Yo entiendo que el COE solo puede certificar como muertos por coronavirus a aquellos que han dado positivo en las pruebas, y soy testigo de que estas se han hecho a muy pocas personas, aún ahora cuando ya llevamos un mes de la pandemia. Pero como periodista que debía informar lo que ocurría, no dejaba de angustiarme que en los días siguientes las cifras oficiales empezaban a bordear los cien muertos cuando yo ya llevaba alrededor de quince entre mis parientes y conocidos.

Cuando empezó el rumor de que la gente estaba muriendo en las casas y que no había cómo retirar los cadáveres llamé al concejal Andrés Guschmer, un antiguo compañero de trabajo en Teleamazonas, quien me confirmó que era verdad y me dijo que el nuevo Jefe del Cuerpo de Tarea, Jorge Wated, que había sido nombrado un día antes, había logrado rescatar cerca de doscientos cadáveres de las casas.
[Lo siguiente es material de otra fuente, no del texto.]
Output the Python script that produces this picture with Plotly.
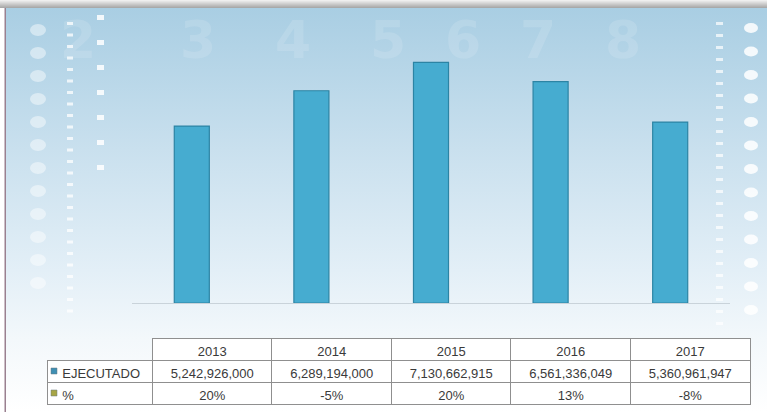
import base64
import plotly.graph_objects as go

years = ["2013", "2014", "2015", "2016", "2017"]
ejecutado = [5242926000, 6289194000, 7130662915, 6561336049, 5360961947]
pct_labels = ["20%", "-5%", "20%", "13%", "-8%"]
series_name = "EJECUTADO"
pct_name = "%"

W, H = 767, 412

# ---------- decorative background (SVG) ----------
ovals = "".join(
    f'<ellipse cx="751" cy="{28 + i * 23.5:.1f}" rx="7" ry="5" fill="#ffffff" opacity="0.85"/>'
    for i in range(13)
)
dashes_r = "".join(
    f'<rect x="716" y="{22 + i * 12}" width="7" height="3" fill="#ffffff" opacity="0.7"/>'
    for i in range(26)
)
dashes_l = "".join(
    f'<rect x="67" y="{22 + i * 11.5:.1f}" width="6" height="3" fill="#ffffff" opacity="0.75"/>'
    for i in range(26)
)
blobs_l = "".join(
    f'<ellipse cx="38" cy="{30 + i * 23}" rx="8" ry="6" fill="#ffffff" opacity="0.45"/>'
    for i in range(12)
)
sq_l = "".join(
    f'<rect x="97" y="{15 + i * 25}" width="7" height="5" fill="#ffffff" opacity="0.85"/>'
    for i in range(7)
)
nums = "".join(
    f'<text x="{x}" y="58" font-family="DejaVu Sans" font-size="52" font-weight="bold" fill="#ffffff" opacity="0.13">{t}</text>'
    for x, t in [(60, "2"), (180, "3"), (275, "4"), (370, "5"), (445, "6"), (520, "7"), (605, "8")]
)
svg = f'''<svg xmlns="http://www.w3.org/2000/svg" width="{W}" height="{H}" viewBox="0 0 {W} {H}">
<defs>
<linearGradient id="bg" x1="0" y1="0" x2="0" y2="1">
<stop offset="0" stop-color="#a9cee3"/>
<stop offset="0.35" stop-color="#c9e0ee"/>
<stop offset="0.65" stop-color="#e3eff7"/>
<stop offset="0.82" stop-color="#f3f8fb"/>
<stop offset="1" stop-color="#ffffff"/>
</linearGradient>
<linearGradient id="top" x1="0" y1="0" x2="0" y2="1">
<stop offset="0" stop-color="#f4f4f4"/>
<stop offset="1" stop-color="#a4a4a4"/>
</linearGradient>
</defs>
<rect x="0" y="0" width="{W}" height="{H}" fill="#ffffff"/>
<rect x="6" y="8" width="{W-6}" height="{H-8}" fill="url(#bg)"/>
<rect x="0" y="0" width="{W}" height="8" fill="url(#top)"/>
<rect x="4.5" y="8" width="1.5" height="{H-8}" fill="#9a8090"/>
{nums}{blobs_l}{dashes_l}{sq_l}{dashes_r}{ovals}
</svg>'''
svg_uri = "data:image/svg+xml;base64," + base64.b64encode(svg.encode()).decode()

fig = go.Figure()

fig.add_trace(go.Bar(
    x=years, y=ejecutado, name=series_name,
    marker=dict(color="#46acd0", line=dict(color="#2c84a4", width=1.2)),
    xaxis="x", yaxis="y", showlegend=False, hoverinfo="skip",
))

# ---------- data table ----------
fmt_vals = [f"{v:,}" for v in ejecutado]
pad = "\u00a0\u00a0"
header_vals = [""] + years
cell_vals = [[pad + series_name, pad + pct_name]] + [[fmt_vals[i], pct_labels[i]] for i in range(len(years))]

grid = "#8f8f8f"
T_TOP, ROW = 338, 22
fig.add_trace(go.Table(
    domain=dict(x=[47 / W, 750 / W], y=[1 - (T_TOP + 3 * ROW + 3) / H, 1 - T_TOP / H]),
    columnwidth=[105] + [119] * len(years),
    header=dict(
        values=header_vals,
        height=ROW,
        align="center",
        fill=dict(color=["rgba(0,0,0,0)"] + ["#ffffff"] * len(years)),
        line=dict(color=["rgba(0,0,0,0)"] + [grid] * len(years), width=1),
        font=dict(family="Liberation Sans, Arial", size=13, color="#3a3a3a"),
    ),
    cells=dict(
        values=cell_vals,
        height=ROW,
        align=["left"] + ["center"] * len(years),
        fill=dict(color="#ffffff"),
        line=dict(color=grid, width=1),
        font=dict(family="Liberation Sans, Arial", size=13, color="#3a3a3a"),
    ),
))

# legend keys inside the table label cells
keys = [("#3f8fb3", T_TOP + ROW), ("#a7a545", T_TOP + 2 * ROW)]
shapes = [
    dict(type="rect", xref="paper", yref="paper",
         x0=51 / W, x1=57 / W,
         y0=1 - (yt + 14) / H, y1=1 - (yt + 8) / H,
         fillcolor=c, line=dict(color="#6b7a80", width=0.5), layer="above")
    for c, yt in keys
]

fig.update_layout(
    width=W, height=H,
    margin=dict(l=0, r=0, t=0, b=0),
    paper_bgcolor="rgba(0,0,0,0)",
    plot_bgcolor="rgba(0,0,0,0)",
    bargap=0.707,
    shapes=shapes,
    images=[dict(source=svg_uri, xref="paper", yref="paper", x=0, y=1,
                 sizex=1, sizey=1, xanchor="left", yanchor="top",
                 sizing="stretch", layer="below")],
    xaxis=dict(domain=[132 / W, 730 / W], showticklabels=False, ticks="",
               showgrid=False, zeroline=False, showline=True,
               linecolor="#c9d3da", linewidth=1, fixedrange=True),
    yaxis=dict(domain=[(H - 303) / H, (H - 33) / H], range=[0, 8e9],
               showticklabels=False, showgrid=False, zeroline=False,
               showline=False, fixedrange=True),
    showlegend=False,
)

fig.write_html(
    "out.html",
    config={"displayModeBar": False},
    post_script="document.body.style.margin='0px';document.body.style.overflow='hidden';",
)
En los días siguientes, mientras empezaron a filtrarse videos y fotografías de muertos en las calles, la cifra de los recogidos en casas llegaba a ochocientos, sin que nadie fuera de la ciudad se conduela de lo que nos ocurría aquí.

Sé que he usado una hipérbole y que quizás exagero. Pero no soy solo yo quien lo siente. Ya habrá otro tiempo y lugar para discutir por qué nos hemos sentido abandonados y el grado de nuestra propia responsabilidad en la tragedia. Por ahora creo que es fundamental determinar con transparencia la profundidad de la misma. Hasta el 15 de abril, según reveló el señor Jorge Wated, había un desfase de 5.700 muertos más de lo normal, de acuerdo a las cifras de defunciones del Registro Civil. 5.700 muertos en una ciudad de tres millones de habitantes es una catástrofe. Nueva York, que tiene 24 millones de habitantes, registraba hasta ayer diez mil muertos.

Mucho hay que aclarar. Gracias a Dios, mi mujer está sana ya y ha salido del aislamiento de su dormitorio: 21 días después de la última fiebre, y no se le ocurre salir de la casa. Yo no he desarrollado síntomas, y los médicos dicen que probablemente fui un portador asintomático. En los días siguientes han seguido muriendo parientes y amigos cercanos, y hay momentos, incluso mucho después que mi mujer sanó, que me he sentido confundido en medio del desastre. He esperado una cierta distancia antes de intentar articular unas primeras ideas sobre esta tragedia que quizás recién empieza, y para cuyo título me he inspirado en la novela de Defoe. Vale.